Ogilvy eroberte noch im August die Festung Iwangorod und schloss damit den Feldzug vorläufig ab. Damit endete die Kampagne für die russische Armee äußerst erfolgreich, denn ein schwedischer Vorstoß auf Ingermanland von Westen her war nunmehr unmöglich geworden. Ogilvy erhielt für seine Leistungen von König August II. von Polen den Orden vom Weißen Adler.
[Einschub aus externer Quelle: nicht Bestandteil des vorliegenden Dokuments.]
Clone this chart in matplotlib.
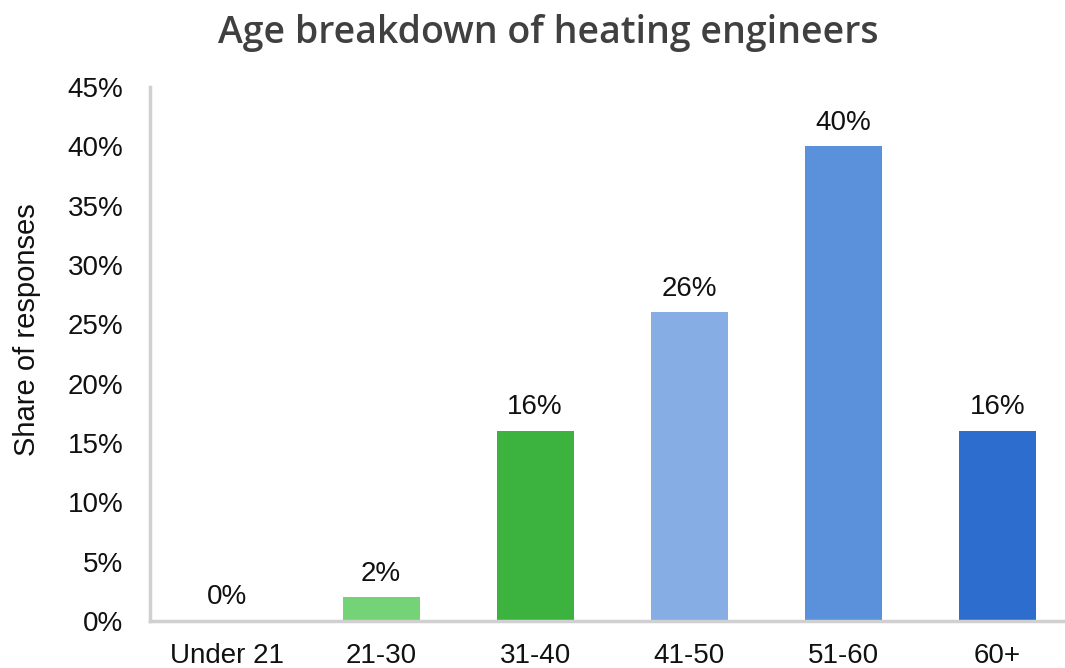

Während der Erstürmung sollen nach russischen Angaben 359 Russen getötet und 1.340 verwundet worden sein.[3] Die Gesamtverluste russischerseits während der gesamten Belagerung sollen 3.000 Tote und Verwundete betragen haben. 1.800 Schweden inklusive des Kommandanten gingen in Gefangenschaft. Die übrigen 2.700 schwedischen Soldaten wurden getötet.

Anmerkungen

  1. a b c d Robert K. Massie: Peter der Große – Sein Leben und seine Zeit. Frankfurt/ Main 1987, S. 352f.
  2. Военный энциклопедический лексикон. Часть 9-я. СПб, 1845, с. 376
  3. Johann Friedrich Hartknoch: Beyträge zur Geschichte Peters des Großen, Erster Band, 1774, S. 118f

Literatur

  • D. A. von Drygalski: Nordischer Krieg. In: Bernhard von Poten (Hrsg.): Handwörterbuch der gesamten Militärwissenschaften. Band 7. Bielefeld/Leipzig 1879.
  • Robert K. Massie: Peter der Große – Sein Leben und seine Zeit. Frankfurt/Main 1987, ISBN 3-596-25632-1
  • Hermann Poorten’s Aufzeichnungen über die Belagerung und Einnahme der Stadt Narva durch die Russen im Jahre 1704. In: Archiv für die Geschichte Liv-, Est- und Kurlands. Band II, XIII, 1861, S. 191–198.